Por falar em momentos únicos, a série pode se gabar de ter um amontado de situações em que essa expressão se encaixa. A começar pelo fato de ela se passar no começo da década de 80, o que permitiu um clima estrutural que passeia pela cultura daquela época, fazendo uso de uma infinidade de elementos bem característicos. As músicas que vão desde The Clash (Should I Stay or Should I Go), passando por Toto (Afrika) e até The Bangles (Haxy Shade of Winter), sendo que algumas estão sistematicamente encaixadas no desenvolvimento da história, deixando a brincadeira ainda mais divertida. Isso sem deixar de citar a infinidade de easter eggs presentes em cena como cartazes, trechos de filmes, produtos de consumo, brinquedos e citações a outras produções que deixam o espectador mais atento saborear esse paraíso de referências.
Apesar de todo esse amontoado de boas atuações e clima oitentista, a série ainda carrega consigo o trunfo de desenvolver um tenso clima de mistério capaz de causar arrepios pelos motivos certos, sendo eles voltados às explicações que vão sendo moderadamente inseridas para não deixar o espectador perdido, mas ansioso pelo que virá a seguir. Cenas como a da sala iluminada em que um certo individuo conversa com uma certa personagem é, com o perdão do trocadilho, nada menos que brilhante em sua execução e edição. A presença do trio de garotos e da jovem e sempre tristonha Eleven mantém a perspectiva de suspense e expectativa a cada nova descoberta, pois o roteiro respeita a desenvoltura deles como peças chaves para o mistério, mesmo que o sobrenatural paire de forma inteligente no contexto.
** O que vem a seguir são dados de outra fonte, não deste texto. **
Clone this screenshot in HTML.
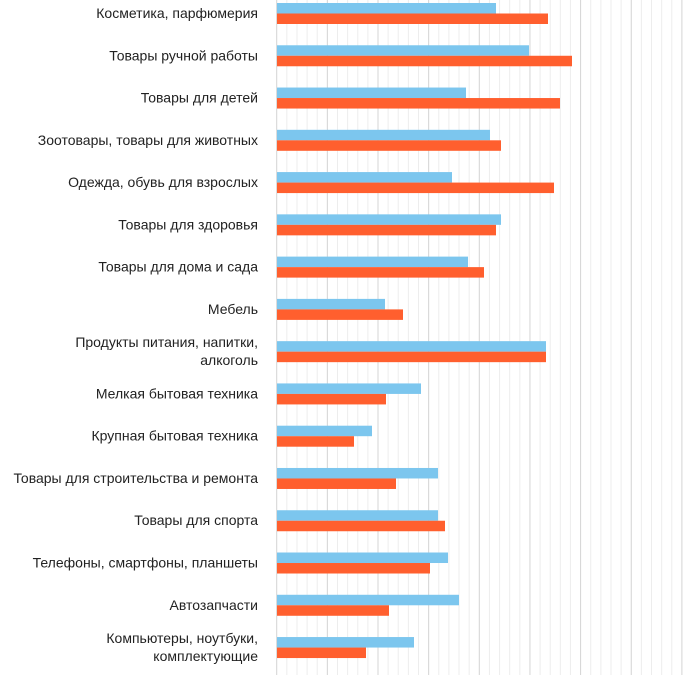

Contando com um roteiro bem estruturado, uma direção digna de nota e ambientação fantástica, STRANGER THINGS tem em sua primeira temporada um resultado fenomenal, capaz de agradar mesmo o público mais jovem, embora possua dose extra de tempero para quem viveu os gloriosos anos 80. Um elenco bem escolhido para personagens cativantes deixam a diversão completa.